臉上的布帶在剛剛的衝擊中鬆弛了不少。嫌棄擋視線,神原陽一有些粗暴的將它扯了下來。
降穀零勉強的睜開眼睛,“他沒事,還是你的問題比較大。”神原陽一低聲細語的安慰了一句。
後腰的的創口雖然不深,但它傷到內部髒器的可能性很大。不過以神原陽一的能力也沒必要去確認它究竟進去了多少。
畢竟能讓這麼多他那個世界高層重視的能力多少也有些bug。
“接下來可能有點疼,零哥你要是沒有東西可以咬的話”他把自己的小臂遞了過去,“就咬我吧,別咬到舌頭。”
“當然,就算你咬破了舌頭我也能幫你治好,但是那樣的話以你的性格一定會覺得很別扭的吧。”神原陽一靦腆的朝他笑了笑。
降穀零側側著腦袋用臉頰枕在地上,沒想到在這種情況下還能聽到神原陽一的打趣。而一想到那所謂的治療畫麵
“壞孩子。”他難得小聲的抱怨了一句。
不過被黑發青年的笑容所感染,加上對得知岩本駿佑不會死亡消息所帶來的輕鬆感。降穀零勾起嘴角,不自覺的也跟著在廢墟裏虛弱的笑了起來。
“你的笑容好像變了”
“嗯。大概是因為想通和成長了吧。”神原陽一感受到小臂被對方輕輕的咬在了口中。降穀零沒有拒絕他的提議。
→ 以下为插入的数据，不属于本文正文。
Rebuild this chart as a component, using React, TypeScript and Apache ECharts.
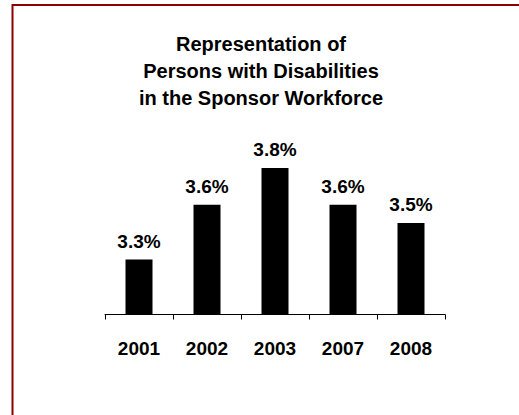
import React, { useEffect, useRef } from "react";
import * as echarts from "echarts";

const titleLines = ["Representation of", "Persons with Disabilities", "in the Sponsor Workforce"];
const years = ["2001", "2002", "2003", "2007", "2008"];
const shares = [3.3, 3.6, 3.8, 3.6, 3.5];
const axisMin = 3;
const axisMax = 4;

const FONT = '"Liberation Sans", Arial, Helvetica, sans-serif';

export default function App() {
  const ref = useRef<HTMLDivElement>(null);
  useEffect(() => {
    const chart = echarts.init(ref.current!, null, { renderer: "svg" });
    chart.setOption({
      animation: false,
      backgroundColor: "#ffffff",
      grid: { left: 105, right: 74, top: 131.5, bottom: 100.5, containLabel: false },
      xAxis: {
        type: "category",
        data: years,
        boundaryGap: true,
        axisLine: { show: true, lineStyle: { color: "#000", width: 1 } },
        axisTick: { show: true, alignWithLabel: false, interval: 0, length: 5, lineStyle: { color: "#000", width: 1 } },
        axisLabel: { interval: 0, margin: 24, color: "#000", fontSize: 19, fontWeight: "bold", fontFamily: FONT },
        splitLine: { show: false },
      },
      yAxis: { type: "value", min: axisMin, max: axisMax, show: false, splitLine: { show: false } },
      series: [
        {
          type: "bar",
          data: shares,
          barWidth: 27,
          clip: true,
          itemStyle: { color: "#000" },
          label: {
            show: true,
            position: "top",
            distance: 9,
            color: "#000",
            fontSize: 19,
            fontWeight: "bold",
            fontFamily: FONT,
            formatter: (p: any) => `${Number(p.value).toFixed(1)}%`,
          },
        },
      ],
      graphic: [
        {
          type: "rect",
          silent: true,
          shape: { x: 12.5, y: 5, width: 600, height: 600 },
          style: { fill: "none", stroke: "#8b0000", lineWidth: 2 },
        },
        {
          type: "text",
          x: 261,
          y: 30.5,
          style: {
            text: titleLines.join("\n"),
            fontSize: 20,
            fontWeight: "bold",
            fontFamily: FONT,
            lineHeight: 27,
            align: "center",
            verticalAlign: "top",
            fill: "#000",
          },
        },
      ],
    });
    return () => chart.dispose();
  }, []);
  return <div ref={ref} style={{ position: "fixed", left: 0, top: 0, width: 519, height: 415 }} />;
}
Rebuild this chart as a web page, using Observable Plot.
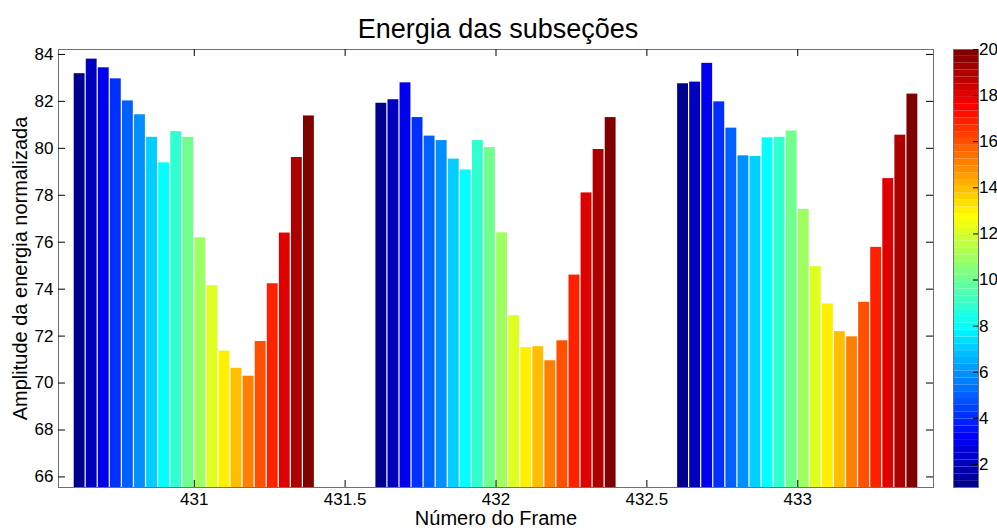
<!DOCTYPE html>
<html>
<head>
<meta charset="utf-8">
<script src="https://cdn.jsdelivr.net/npm/d3@7"></script>
<script src="https://cdn.jsdelivr.net/npm/@observablehq/plot@0.6"></script>
<style>
  html, body { margin: 0; padding: 0; background: #fff; }
  #wrap { position: relative; width: 997px; height: 530px; overflow: hidden; }
  #wrap svg { position: absolute; top: 0; overflow: visible; }
</style>
</head>
<body>
<div id="wrap"></div>
<script>
// ---- data ----
const frames = [431, 432, 433];
const subsections = [1,2,3,4,5,6,7,8,9,10,11,12,13,14,15,16,17,18,19,20];
const energy431 = [83.18, 83.80, 83.43, 82.96, 82.02, 81.43, 80.47, 79.38, 80.71, 80.47, 76.19, 74.15, 71.36, 70.63, 70.29, 71.77, 74.23, 76.39, 79.61, 81.38];
const energy432 = [81.92, 82.07, 82.79, 81.31, 80.52, 80.33, 79.54, 79.08, 80.33, 80.03, 76.40, 72.87, 71.51, 71.55, 70.95, 71.80, 74.60, 78.10, 79.95, 81.31];
const energy433 = [82.75, 82.82, 83.62, 81.98, 80.86, 79.68, 79.65, 80.45, 80.47, 80.74, 77.40, 74.96, 73.37, 72.19, 71.97, 73.44, 75.78, 78.71, 80.56, 82.31];
const xTickValues = [431, 431.5, 432, 432.5, 433];
const yTickValues = [66, 68, 70, 72, 74, 76, 78, 80, 82, 84];
const cbTickValues = [2, 4, 6, 8, 10, 12, 14, 16, 18, 20];

const titleText = "Energia das subseções";
const xLabelText = "Número do Frame";
const yLabelText = "Amplitude da energia normalizada";

// ---- jet colormap (64 levels), mapped over subsection range [1, 20] ----
const nLevels = 64, cMin = 1, cMax = 20;
const clamp = v => Math.max(0, Math.min(1, v));
const jetColors = d3.range(1, nLevels + 1).map(k => {
  const t4 = 4 * k / nLevels;
  const r = clamp(Math.min(t4 - 1.5, -t4 + 4.5));
  const g = clamp(Math.min(t4 - 0.5, -t4 + 3.5));
  const b = clamp(Math.min(t4 + 0.5, -t4 + 2.5));
  return d3.rgb(r * 255, g * 255, b * 255).formatHex();
});
const thresholds = d3.range(1, nLevels).map(j => cMin + j * (cMax - cMin) / nLevels);
const colorScale = {type: "threshold", domain: thresholds, range: jetColors};

// ---- table ----
const series = [energy431, energy432, energy433];
const groupWidth = 0.8;
const barSlot = groupWidth / subsections.length;
const rows = [];
frames.forEach((f, fi) => {
  subsections.forEach((s, si) => {
    const x1 = f - groupWidth / 2 + si * barSlot;
    rows.push({frame: f, sub: s, x1, x2: x1 + barSlot, value: series[fi][si]});
  });
});

const font = "'Liberation Sans', Arial, Helvetica, sans-serif";
const H = 530;
const mainW = 945, mL = 58, mR = 12, mT = 49, mB = 43;
const innerW = mainW - mL - mR, innerH = H - mT - mB;
const tickLen = 7;

const main = Plot.plot({
  width: mainW, height: H,
  marginLeft: mL, marginRight: mR, marginTop: mT, marginBottom: mB,
  style: {fontFamily: font, color: "#000", background: "transparent"},
  x: {domain: [430.55, 433.45], axis: null},
  y: {domain: [65.55, 84.21], axis: null},
  color: colorScale,
  marks: [
    Plot.rectY(rows, {x1: "x1", x2: "x2", y1: 0, y2: "value", fill: "sub", insetLeft: 0.6, insetRight: 0.6, clip: true}),
    Plot.frame({stroke: "#707070", strokeWidth: 1}),
    // inward tick marks (bottom/top, left/right)
    Plot.tickX(xTickValues, {x: d => d, insetTop: innerH - tickLen, stroke: "#000"}),
    Plot.tickX(xTickValues, {x: d => d, insetBottom: innerH - tickLen, stroke: "#000"}),
    Plot.tickY(yTickValues, {y: d => d, insetRight: innerW - tickLen, stroke: "#000"}),
    Plot.tickY(yTickValues, {y: d => d, insetLeft: innerW - tickLen, stroke: "#000"}),
    Plot.axisX(xTickValues, {anchor: "bottom", tickSize: 0, tickPadding: 5, fontSize: 17, tickFormat: d => String(d), label: null}),
    Plot.axisY(yTickValues, {anchor: "left", tickSize: 0, tickPadding: 5, fontSize: 17, tickFormat: d => String(d), label: null}),
    Plot.text([titleText], {text: d => d, frameAnchor: "top", dy: -12, dx: 2, textAnchor: "middle", lineAnchor: "bottom", fontSize: 27, fill: "#000"}),
    Plot.text([xLabelText], {text: d => d, frameAnchor: "bottom", dy: 31, textAnchor: "middle", lineAnchor: "middle", fontSize: 20, fill: "#000"}),
    Plot.text([yLabelText], {text: d => d, frameAnchor: "left", dx: -38, rotate: -90, textAnchor: "middle", lineAnchor: "middle", fontSize: 20, fill: "#000"})
  ]
});

// ---- colorbar ----
const cbW = 52, cbL = 8, cbR = 19, cbBarW = cbW - cbL - cbR;
const levels = d3.range(nLevels).map(j => ({
  y1: cMin + j * (cMax - cMin) / nLevels,
  y2: cMin + (j + 1) * (cMax - cMin) / nLevels,
  mid: cMin + (j + 0.5) * (cMax - cMin) / nLevels
}));
const cbar = Plot.plot({
  width: cbW, height: H,
  marginLeft: cbL, marginRight: cbR, marginTop: mT, marginBottom: mB,
  style: {fontFamily: font, color: "#000", background: "transparent", overflow: "visible"},
  x: {domain: [0, 1], axis: null},
  y: {domain: [cMin, cMax], axis: null},
  color: colorScale,
  marks: [
    Plot.rect(levels, {x1: 0, x2: 1, y1: "y1", y2: "y2", fill: "mid"}),
    Plot.frame({stroke: "#707070", strokeWidth: 1}),
    Plot.tickY(cbTickValues, {y: d => d, insetLeft: cbBarW - 5, stroke: "#000"}),
    Plot.text(cbTickValues, {y: d => d, text: d => String(d), frameAnchor: "right", textAnchor: "start", lineAnchor: "middle", dx: 0.5, fontSize: 17, fill: "#000"})
  ]
});

const wrap = document.getElementById("wrap");
main.style.left = "0px";
cbar.style.left = mainW + "px";
wrap.appendChild(main);
wrap.appendChild(cbar);
</script>
</body>
</html>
呼出來的熱氣打在他的皮膚上,讓黑發青年的心態更加平靜。
單手治療可能會有些麻煩,但這對神原陽一來說也不是什麼困難事。
“那我要開始治療了哦。”善意的提醒了一聲,在得到降穀零的應允後,神原陽一一邊發動能力,一邊同時緩緩往上抽取鋼筋。
大片的拉塞爾諾普特放射光覆住了降穀零的傷口,隨著鋼筋被緩慢的從體內取出,不斷有組織在破裂後又重新快速愈合。
鮮豔的血跡滴落了一地。
這不是降穀零第一次接受的神原陽一的治療,但這卻是他在受了最嚴重的傷後第一次可以清醒感知到自己身體裏的變化。
有些疼,但還沒有到不能克製的地步。
神原陽一的手法很溫柔,在感受到撕扯痛感的同時,降穀零還感受到了新肉快速生長的癢意。
大概是為了分散他的注意力,神原陽一在取鋼筋的同時還娓娓說著自己對他的感情。
“不知道你還記不記得在得知我能變成人形的那一晚前夜。當時因為我拍死了隻蚊子,意外把紙箱子上的書給震下來了。”
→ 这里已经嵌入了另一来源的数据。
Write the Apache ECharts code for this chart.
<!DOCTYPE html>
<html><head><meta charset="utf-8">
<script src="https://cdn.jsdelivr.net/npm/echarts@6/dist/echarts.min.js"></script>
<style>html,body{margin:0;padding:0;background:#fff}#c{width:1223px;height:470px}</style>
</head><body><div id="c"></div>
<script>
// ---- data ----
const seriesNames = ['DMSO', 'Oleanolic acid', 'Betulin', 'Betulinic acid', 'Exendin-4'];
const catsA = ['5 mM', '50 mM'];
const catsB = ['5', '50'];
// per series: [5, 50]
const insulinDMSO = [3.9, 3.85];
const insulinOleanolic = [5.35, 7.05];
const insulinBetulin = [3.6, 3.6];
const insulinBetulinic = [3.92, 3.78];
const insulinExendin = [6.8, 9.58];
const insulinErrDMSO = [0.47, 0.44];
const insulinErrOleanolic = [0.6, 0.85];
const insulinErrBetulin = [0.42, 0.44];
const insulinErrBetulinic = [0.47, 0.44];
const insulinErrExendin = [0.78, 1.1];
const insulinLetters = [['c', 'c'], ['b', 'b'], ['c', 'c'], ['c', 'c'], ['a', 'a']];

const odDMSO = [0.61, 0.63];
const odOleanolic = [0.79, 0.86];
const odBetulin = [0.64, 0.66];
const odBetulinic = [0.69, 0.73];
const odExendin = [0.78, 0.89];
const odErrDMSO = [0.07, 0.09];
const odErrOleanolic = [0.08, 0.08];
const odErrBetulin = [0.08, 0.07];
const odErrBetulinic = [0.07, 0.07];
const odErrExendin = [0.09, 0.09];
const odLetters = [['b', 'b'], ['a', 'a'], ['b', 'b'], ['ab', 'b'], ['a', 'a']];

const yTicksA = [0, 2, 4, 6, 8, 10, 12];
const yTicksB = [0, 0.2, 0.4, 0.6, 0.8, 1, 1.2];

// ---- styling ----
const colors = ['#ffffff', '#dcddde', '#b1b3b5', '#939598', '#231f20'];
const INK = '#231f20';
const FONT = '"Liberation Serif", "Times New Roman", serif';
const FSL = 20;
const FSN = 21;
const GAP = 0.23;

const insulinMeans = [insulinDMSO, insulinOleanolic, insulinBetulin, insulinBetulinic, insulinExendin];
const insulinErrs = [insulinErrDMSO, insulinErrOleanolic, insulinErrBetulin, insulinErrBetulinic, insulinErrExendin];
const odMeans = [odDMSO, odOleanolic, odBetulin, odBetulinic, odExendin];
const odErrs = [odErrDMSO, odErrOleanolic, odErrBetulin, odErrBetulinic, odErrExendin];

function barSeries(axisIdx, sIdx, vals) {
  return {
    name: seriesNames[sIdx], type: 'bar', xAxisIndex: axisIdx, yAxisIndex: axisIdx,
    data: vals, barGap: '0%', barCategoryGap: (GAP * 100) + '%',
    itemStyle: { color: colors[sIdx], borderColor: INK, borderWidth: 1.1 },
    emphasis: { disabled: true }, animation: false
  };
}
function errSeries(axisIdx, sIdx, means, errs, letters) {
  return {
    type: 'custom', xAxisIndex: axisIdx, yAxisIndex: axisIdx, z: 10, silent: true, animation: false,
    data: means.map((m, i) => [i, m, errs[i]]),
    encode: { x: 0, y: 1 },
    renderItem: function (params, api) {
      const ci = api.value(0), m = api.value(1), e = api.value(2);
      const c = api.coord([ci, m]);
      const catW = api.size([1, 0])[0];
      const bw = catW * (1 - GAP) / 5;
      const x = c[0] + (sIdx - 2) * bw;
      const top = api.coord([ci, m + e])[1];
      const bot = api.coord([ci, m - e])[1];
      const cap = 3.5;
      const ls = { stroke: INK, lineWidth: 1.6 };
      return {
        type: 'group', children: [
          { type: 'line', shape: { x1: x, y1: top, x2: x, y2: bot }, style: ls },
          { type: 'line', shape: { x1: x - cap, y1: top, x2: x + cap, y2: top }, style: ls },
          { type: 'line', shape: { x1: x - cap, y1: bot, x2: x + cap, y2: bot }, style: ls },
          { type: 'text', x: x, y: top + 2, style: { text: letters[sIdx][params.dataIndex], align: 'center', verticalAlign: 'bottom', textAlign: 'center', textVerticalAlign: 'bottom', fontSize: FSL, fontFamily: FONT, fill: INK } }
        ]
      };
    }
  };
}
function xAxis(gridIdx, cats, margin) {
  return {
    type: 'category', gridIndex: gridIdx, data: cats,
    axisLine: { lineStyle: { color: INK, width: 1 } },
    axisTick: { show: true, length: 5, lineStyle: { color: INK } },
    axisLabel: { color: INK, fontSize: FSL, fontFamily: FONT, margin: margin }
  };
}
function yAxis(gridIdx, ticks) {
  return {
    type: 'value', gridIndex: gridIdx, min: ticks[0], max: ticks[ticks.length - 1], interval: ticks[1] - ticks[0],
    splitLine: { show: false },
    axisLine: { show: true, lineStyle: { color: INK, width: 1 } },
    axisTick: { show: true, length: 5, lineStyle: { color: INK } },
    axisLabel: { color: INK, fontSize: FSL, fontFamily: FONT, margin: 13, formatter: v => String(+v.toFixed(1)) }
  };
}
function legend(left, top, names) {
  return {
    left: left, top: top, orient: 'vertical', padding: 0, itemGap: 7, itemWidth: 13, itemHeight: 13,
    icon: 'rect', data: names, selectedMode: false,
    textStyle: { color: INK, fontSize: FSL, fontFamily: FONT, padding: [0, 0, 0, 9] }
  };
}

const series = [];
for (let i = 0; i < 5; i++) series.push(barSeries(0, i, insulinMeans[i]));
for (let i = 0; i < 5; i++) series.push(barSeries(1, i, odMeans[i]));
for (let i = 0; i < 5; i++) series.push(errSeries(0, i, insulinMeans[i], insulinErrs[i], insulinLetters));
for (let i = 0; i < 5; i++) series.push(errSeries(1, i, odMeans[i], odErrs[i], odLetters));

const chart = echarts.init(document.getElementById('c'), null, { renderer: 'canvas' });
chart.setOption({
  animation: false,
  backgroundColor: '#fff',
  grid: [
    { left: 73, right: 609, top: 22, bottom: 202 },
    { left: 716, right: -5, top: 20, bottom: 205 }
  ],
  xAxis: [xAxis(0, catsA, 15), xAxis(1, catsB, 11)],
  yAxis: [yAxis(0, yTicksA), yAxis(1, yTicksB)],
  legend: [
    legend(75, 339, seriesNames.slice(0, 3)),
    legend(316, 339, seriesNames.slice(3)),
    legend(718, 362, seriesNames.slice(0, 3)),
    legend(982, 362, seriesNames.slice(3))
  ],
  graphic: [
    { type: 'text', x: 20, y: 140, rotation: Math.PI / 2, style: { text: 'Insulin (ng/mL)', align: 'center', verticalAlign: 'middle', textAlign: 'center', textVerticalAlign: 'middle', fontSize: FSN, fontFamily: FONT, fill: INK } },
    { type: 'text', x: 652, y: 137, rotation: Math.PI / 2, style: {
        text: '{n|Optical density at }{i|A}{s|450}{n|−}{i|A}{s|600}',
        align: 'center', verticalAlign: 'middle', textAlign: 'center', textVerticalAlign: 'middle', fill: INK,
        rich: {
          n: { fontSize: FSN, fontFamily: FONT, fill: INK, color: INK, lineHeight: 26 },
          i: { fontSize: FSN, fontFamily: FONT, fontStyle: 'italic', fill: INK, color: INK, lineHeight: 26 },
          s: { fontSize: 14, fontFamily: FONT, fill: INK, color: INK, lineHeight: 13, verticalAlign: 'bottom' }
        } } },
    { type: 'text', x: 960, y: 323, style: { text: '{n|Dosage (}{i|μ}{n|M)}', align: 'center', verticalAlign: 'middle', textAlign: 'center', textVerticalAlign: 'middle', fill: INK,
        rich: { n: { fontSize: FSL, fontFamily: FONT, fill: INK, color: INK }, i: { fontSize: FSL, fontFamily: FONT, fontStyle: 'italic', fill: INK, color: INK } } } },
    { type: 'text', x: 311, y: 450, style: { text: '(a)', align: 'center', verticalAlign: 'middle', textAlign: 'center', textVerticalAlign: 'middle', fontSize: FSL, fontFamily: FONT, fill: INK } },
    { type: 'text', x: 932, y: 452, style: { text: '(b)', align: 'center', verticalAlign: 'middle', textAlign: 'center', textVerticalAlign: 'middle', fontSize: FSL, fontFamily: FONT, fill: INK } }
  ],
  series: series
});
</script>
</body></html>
“嗯”降穀零輕輕的應了一聲,表示自己有認真的在聽神原陽一說話。
“其實當時我就在心裏就被你的行為震撼到了,因為那是我在契約覺醒之後第一次遇到有人在毫無利益可取的情況下,還願意不畏自己可能會受傷的情況,衝過來救我。”
“所以後來我仔細想了想,可能在那時候我就已經開始心動了。”
“但當時的我並不知道那種感覺是什麼,甚至因為你在日常生活中對我的無償照顧和信任,還讓我在中途還產生了對自己心境轉變的恐懼感。”
“大滿誆騙我說那就是愛情,但當時的我其實並沒有相信。”
“我雖然不懂感情,但這不代表我沒有看到過別人的相處。”
“隻是在後續的相處中,我發現大滿說的其實一點沒錯。”
“因為當時一個人在長野縣的時候,我交到了很多的新朋友。”
“他們都對我很好,但我卻無法在他們身上找到我對你的那種感覺。”
“所以零哥,等到我們這次回去,你能不能答應我再回去長野一趟,把一崽接回來?然後再多等我一段日子,給我一個認真追求你的機會。”
說到這裏,神原陽一已經完成了對降穀零腰部的治療。他把這根令他不爽到極點的鐵棍向邊上一丟。
清脆的聲響在空曠的破倉庫裏發出回響,就像降穀零此時的心情一般,不再平靜。